Но не надо забывать об очень серьезном подтексте этого фильма: попытки лабораторно выяснить, как уродует человека авторитаризм и что делает с ним эпидемия внутри тоталитаризма. Валера же не просто так взял эту коллизию 1971 года в Одессе — коллизию, благодаря которой запустили фильм Киры Муратовой «Долгие проводы», потому что больше ничего нельзя делать на студии, больше никто не мог приехать. Простаивала единица, и реализовали эту гениальную заявку. Это была очень серьезная история, все помнят эту одесскую холеру и этот карантин. И вот эту ситуацию двойного прессинга: что делает с людьми этот двойной прессинг, как он уродует межличностные, родственные отношения,— это он показал с бесстрашной храбростью.

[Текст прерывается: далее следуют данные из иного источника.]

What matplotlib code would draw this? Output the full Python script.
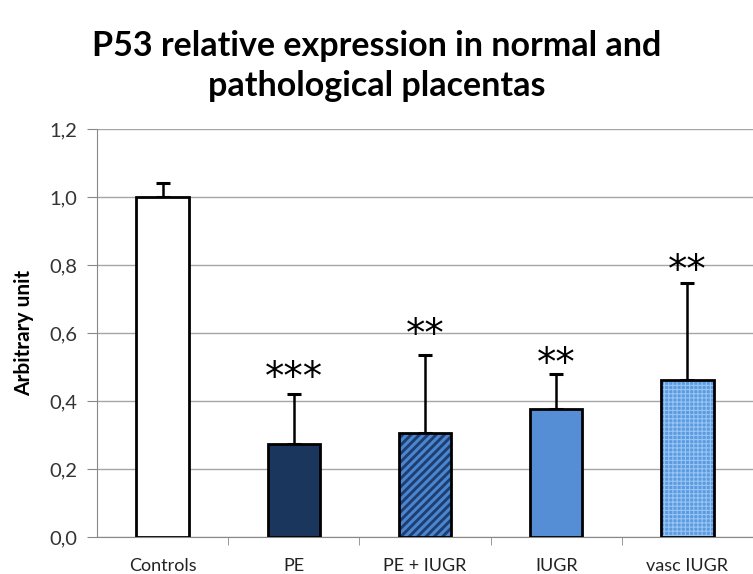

Я меньше могу рассказать про фильм Велединского, потому что там нельзя никаких спойлеров. Там начнешь рассказывать и заспойлеришь. Если сюжет будет непонятен с первого раза — пересмотрите два. Это такое физическое наслаждение его пересматривать. Я никогда ни от одной картины Велединского (даже от «Географа…») не получал такого физического удовольствия. Там тоже, конечно, есть приемы ниже пояса. Я вижу, где он давит на мои слезные железы, но как грациозно он это делает. Вот когда смотришь на Велединского, на такого квадратного, такого индейца Джо, совершенно непонятно, каким образом он такие действительно какие-то микросдвиги осуществляет в твоем сознании. Вот я посмотрел две российские картины, двух режиссеров одного поколения и пребываю от них в совершенном восторге. И мне кажется, что такая постпутинская рефлексия ляжет на плечи таких 50-60-летних, хочется мне надеяться. Потому что они к этому наиболее готовы. Вот мне кажется именно так.